WORK TO BE COMPLETED: Leave out the pictures and repeat exactly the lines between the one containing "Clone this chart in D3.js." and the one containing "var y = d3.scaleLinear().domain([0, 160]).range([height, 0]);", inclusive.

Entries with chart source code:
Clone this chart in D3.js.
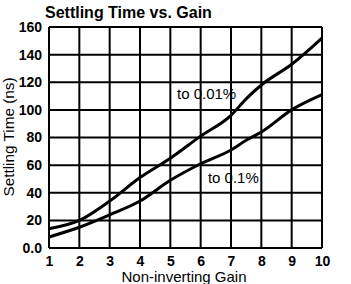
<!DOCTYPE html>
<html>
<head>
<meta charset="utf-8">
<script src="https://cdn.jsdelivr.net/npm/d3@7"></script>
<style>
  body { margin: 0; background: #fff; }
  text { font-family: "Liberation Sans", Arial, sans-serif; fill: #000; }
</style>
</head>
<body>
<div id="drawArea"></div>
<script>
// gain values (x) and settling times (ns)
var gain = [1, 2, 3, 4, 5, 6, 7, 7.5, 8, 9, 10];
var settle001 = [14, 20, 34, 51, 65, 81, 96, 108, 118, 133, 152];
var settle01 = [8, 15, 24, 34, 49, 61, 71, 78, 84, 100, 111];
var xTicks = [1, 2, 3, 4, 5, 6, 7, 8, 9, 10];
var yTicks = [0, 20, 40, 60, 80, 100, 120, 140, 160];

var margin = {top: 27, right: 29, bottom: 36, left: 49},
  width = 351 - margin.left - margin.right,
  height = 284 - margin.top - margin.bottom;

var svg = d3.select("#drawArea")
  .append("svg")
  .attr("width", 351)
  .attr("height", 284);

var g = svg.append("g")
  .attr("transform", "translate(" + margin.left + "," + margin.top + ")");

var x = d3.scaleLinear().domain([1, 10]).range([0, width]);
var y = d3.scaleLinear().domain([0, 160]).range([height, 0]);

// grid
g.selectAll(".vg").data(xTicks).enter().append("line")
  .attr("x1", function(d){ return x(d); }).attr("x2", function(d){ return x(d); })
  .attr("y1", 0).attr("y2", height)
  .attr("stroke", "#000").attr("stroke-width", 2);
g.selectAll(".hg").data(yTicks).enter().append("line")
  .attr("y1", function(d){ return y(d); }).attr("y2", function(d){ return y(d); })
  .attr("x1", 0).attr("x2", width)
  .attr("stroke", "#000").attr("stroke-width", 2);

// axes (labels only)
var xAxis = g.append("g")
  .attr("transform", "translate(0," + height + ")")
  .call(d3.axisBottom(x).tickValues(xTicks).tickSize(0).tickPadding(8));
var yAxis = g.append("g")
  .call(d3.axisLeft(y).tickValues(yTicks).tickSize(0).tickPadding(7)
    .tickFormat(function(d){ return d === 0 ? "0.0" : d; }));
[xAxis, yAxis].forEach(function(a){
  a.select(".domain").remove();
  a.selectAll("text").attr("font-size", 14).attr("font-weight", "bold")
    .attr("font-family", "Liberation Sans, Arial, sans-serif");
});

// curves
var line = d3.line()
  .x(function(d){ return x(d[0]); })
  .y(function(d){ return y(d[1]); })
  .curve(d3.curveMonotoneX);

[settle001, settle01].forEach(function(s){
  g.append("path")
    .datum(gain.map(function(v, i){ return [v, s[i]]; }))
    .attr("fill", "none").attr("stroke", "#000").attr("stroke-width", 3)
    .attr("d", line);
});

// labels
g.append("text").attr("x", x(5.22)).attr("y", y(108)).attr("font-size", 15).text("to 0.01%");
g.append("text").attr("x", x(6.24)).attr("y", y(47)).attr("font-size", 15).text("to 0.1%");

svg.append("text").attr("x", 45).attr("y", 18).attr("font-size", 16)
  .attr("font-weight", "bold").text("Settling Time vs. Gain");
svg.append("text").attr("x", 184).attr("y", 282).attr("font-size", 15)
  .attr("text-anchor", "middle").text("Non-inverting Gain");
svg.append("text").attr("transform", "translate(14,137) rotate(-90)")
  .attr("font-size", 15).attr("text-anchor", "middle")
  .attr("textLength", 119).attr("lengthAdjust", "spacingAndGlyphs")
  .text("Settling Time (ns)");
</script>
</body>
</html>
--
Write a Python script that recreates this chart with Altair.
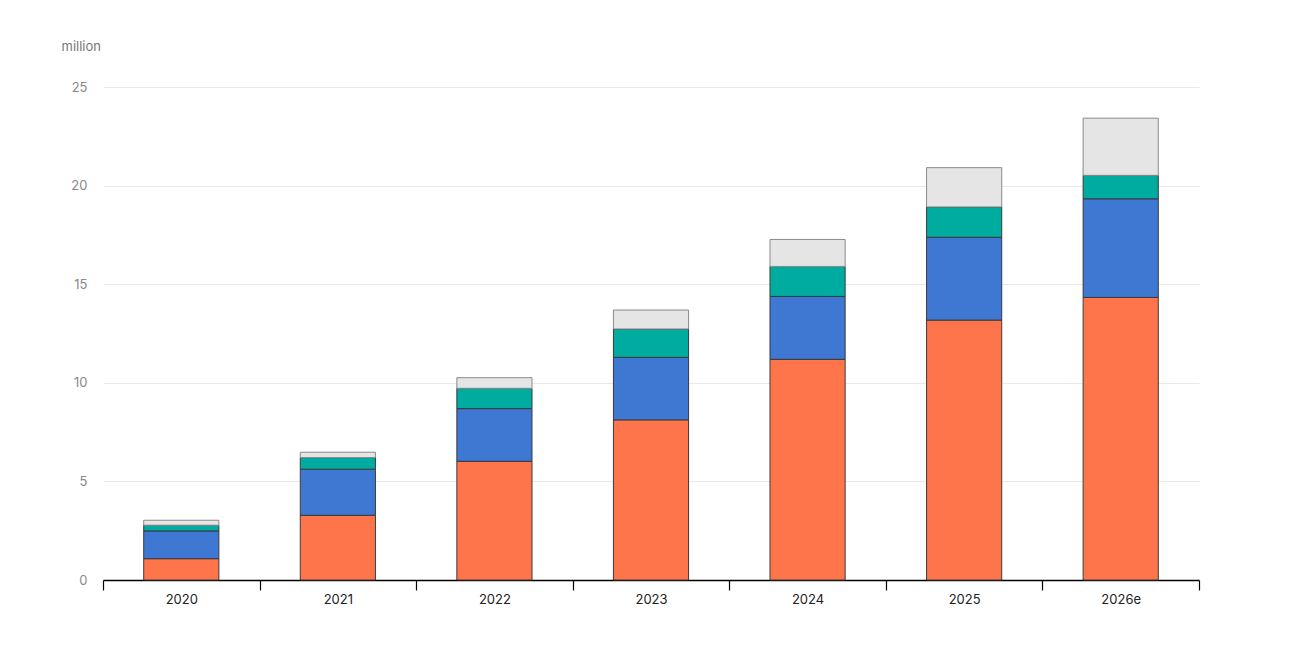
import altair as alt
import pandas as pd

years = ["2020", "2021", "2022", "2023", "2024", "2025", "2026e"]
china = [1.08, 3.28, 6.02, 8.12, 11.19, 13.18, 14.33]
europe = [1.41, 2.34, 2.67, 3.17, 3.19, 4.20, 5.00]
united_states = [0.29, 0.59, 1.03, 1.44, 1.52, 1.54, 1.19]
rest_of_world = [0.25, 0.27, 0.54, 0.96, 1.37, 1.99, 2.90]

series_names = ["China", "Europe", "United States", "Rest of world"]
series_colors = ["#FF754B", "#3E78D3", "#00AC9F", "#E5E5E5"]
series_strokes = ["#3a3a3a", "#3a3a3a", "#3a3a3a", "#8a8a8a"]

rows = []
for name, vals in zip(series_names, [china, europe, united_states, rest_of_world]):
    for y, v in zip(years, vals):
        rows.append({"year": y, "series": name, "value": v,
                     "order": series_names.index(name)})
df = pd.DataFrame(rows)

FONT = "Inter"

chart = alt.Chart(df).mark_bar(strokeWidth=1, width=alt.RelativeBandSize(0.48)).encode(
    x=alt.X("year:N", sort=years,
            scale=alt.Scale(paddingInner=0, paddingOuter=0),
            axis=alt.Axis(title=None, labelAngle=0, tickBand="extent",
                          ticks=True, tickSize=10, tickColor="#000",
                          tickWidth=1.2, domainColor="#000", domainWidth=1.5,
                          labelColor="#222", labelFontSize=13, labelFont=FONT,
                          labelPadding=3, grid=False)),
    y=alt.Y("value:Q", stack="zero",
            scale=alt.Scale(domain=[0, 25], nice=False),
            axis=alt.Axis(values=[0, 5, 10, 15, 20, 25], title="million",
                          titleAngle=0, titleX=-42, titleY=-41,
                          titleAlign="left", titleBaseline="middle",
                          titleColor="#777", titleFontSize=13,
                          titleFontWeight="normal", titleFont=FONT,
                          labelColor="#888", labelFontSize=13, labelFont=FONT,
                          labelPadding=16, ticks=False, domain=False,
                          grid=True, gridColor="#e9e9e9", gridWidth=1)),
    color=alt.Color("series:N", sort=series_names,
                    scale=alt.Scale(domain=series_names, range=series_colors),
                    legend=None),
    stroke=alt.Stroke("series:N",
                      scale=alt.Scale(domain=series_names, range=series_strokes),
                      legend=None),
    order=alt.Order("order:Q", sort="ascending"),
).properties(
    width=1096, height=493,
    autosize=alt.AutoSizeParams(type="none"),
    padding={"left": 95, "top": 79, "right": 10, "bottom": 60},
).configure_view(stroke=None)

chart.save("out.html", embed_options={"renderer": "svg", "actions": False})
---
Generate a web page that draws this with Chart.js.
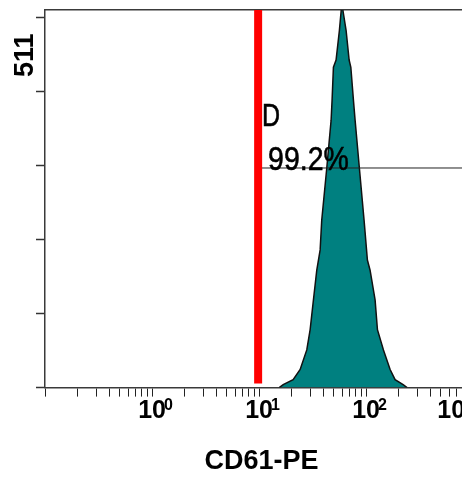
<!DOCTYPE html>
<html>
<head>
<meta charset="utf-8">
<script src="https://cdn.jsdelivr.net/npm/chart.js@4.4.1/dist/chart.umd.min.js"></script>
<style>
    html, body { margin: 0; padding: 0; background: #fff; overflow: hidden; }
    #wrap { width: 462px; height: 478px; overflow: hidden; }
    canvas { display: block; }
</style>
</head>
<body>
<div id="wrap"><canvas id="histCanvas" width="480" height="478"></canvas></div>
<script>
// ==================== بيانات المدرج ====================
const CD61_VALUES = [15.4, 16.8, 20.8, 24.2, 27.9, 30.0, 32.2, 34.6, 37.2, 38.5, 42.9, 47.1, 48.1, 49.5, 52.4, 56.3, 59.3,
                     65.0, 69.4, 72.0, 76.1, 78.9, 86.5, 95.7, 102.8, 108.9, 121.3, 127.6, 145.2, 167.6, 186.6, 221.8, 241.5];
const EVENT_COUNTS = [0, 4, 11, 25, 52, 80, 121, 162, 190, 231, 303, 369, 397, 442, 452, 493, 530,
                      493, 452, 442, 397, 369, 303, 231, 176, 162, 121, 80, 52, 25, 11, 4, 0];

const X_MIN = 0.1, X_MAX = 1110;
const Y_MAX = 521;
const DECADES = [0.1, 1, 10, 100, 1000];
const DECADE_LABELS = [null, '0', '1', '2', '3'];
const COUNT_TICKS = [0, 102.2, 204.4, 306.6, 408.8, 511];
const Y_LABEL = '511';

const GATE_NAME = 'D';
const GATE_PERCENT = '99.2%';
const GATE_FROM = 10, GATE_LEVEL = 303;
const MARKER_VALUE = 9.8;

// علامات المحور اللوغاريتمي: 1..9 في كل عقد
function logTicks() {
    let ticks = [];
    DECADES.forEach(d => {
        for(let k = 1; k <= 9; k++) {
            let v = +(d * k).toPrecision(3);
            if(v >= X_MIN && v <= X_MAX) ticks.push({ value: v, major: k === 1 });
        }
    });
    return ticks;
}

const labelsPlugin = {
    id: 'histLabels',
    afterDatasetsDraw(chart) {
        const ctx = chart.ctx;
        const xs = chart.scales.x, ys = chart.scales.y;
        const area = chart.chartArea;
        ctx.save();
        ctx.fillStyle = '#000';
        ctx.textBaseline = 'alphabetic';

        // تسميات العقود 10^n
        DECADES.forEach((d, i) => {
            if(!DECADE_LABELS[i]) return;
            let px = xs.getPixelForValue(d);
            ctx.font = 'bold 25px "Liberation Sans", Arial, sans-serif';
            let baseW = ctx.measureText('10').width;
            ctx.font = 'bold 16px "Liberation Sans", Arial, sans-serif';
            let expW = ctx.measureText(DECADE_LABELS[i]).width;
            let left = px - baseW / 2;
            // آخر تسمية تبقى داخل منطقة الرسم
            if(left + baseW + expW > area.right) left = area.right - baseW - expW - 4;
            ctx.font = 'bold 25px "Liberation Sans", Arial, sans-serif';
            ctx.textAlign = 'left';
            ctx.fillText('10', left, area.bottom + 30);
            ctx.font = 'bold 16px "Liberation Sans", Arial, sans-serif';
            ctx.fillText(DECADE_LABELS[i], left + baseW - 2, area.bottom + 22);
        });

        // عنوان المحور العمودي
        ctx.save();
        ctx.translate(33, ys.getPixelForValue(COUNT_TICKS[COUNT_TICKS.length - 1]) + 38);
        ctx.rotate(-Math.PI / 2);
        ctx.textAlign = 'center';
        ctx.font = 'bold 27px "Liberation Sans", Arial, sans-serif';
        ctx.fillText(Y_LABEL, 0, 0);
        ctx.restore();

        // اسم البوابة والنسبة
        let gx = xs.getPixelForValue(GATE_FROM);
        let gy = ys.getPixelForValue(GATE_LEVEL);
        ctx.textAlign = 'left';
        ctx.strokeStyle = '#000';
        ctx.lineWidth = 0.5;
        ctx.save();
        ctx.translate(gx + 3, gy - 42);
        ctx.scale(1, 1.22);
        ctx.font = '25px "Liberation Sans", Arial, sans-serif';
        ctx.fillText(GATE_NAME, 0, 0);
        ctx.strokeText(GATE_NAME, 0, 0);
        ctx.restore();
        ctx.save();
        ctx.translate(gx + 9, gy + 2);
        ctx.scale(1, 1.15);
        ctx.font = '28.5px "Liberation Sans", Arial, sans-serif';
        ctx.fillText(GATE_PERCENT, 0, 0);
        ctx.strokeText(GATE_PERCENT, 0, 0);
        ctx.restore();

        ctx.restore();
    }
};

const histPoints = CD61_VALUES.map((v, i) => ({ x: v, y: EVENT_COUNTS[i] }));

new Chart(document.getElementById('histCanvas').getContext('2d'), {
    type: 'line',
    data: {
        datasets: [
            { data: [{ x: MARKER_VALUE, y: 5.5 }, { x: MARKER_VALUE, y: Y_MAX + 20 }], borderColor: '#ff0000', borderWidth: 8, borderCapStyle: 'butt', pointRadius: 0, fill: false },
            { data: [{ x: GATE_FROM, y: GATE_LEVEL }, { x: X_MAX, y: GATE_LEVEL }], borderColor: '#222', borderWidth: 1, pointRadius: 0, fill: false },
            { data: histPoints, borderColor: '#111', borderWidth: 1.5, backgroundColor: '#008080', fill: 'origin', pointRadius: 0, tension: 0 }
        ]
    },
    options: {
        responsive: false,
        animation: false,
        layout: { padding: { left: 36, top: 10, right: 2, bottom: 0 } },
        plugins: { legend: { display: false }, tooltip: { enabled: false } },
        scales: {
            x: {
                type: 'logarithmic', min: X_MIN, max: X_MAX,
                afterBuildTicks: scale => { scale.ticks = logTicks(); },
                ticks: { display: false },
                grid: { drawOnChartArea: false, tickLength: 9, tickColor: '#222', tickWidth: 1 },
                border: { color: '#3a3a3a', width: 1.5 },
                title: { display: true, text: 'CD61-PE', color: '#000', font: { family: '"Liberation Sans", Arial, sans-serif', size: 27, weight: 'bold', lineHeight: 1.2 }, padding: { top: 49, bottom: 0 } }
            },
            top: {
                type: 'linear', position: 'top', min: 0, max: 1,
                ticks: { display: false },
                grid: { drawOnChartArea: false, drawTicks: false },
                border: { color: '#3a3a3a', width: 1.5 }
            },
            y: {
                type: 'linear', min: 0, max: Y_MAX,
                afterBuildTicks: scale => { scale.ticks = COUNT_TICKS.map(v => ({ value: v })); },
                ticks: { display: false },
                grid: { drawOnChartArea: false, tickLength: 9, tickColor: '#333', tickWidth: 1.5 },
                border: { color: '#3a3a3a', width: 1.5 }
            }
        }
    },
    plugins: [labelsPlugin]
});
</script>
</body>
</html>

EXERCISE RESPONSE:
Clone this chart in D3.js.
<!DOCTYPE html>
<html>
<head>
<meta charset="utf-8">
<script src="https://cdn.jsdelivr.net/npm/d3@7"></script>
<style>
  body { margin: 0; background: #fff; }
  text { font-family: "Liberation Sans", Arial, sans-serif; fill: #000; }
</style>
</head>
<body>
<div id="drawArea"></div>
<script>
// gain values (x) and settling times (ns)
var gain = [1, 2, 3, 4, 5, 6, 7, 7.5, 8, 9, 10];
var settle001 = [14, 20, 34, 51, 65, 81, 96, 108, 118, 133, 152];
var settle01 = [8, 15, 24, 34, 49, 61, 71, 78, 84, 100, 111];
var xTicks = [1, 2, 3, 4, 5, 6, 7, 8, 9, 10];
var yTicks = [0, 20, 40, 60, 80, 100, 120, 140, 160];

var margin = {top: 27, right: 29, bottom: 36, left: 49},
  width = 351 - margin.left - margin.right,
  height = 284 - margin.top - margin.bottom;

var svg = d3.select("#drawArea")
  .append("svg")
  .attr("width", 351)
  .attr("height", 284);

var g = svg.append("g")
  .attr("transform", "translate(" + margin.left + "," + margin.top + ")");

var x = d3.scaleLinear().domain([1, 10]).range([0, width]);
var y = d3.scaleLinear().domain([0, 160]).range([height, 0]);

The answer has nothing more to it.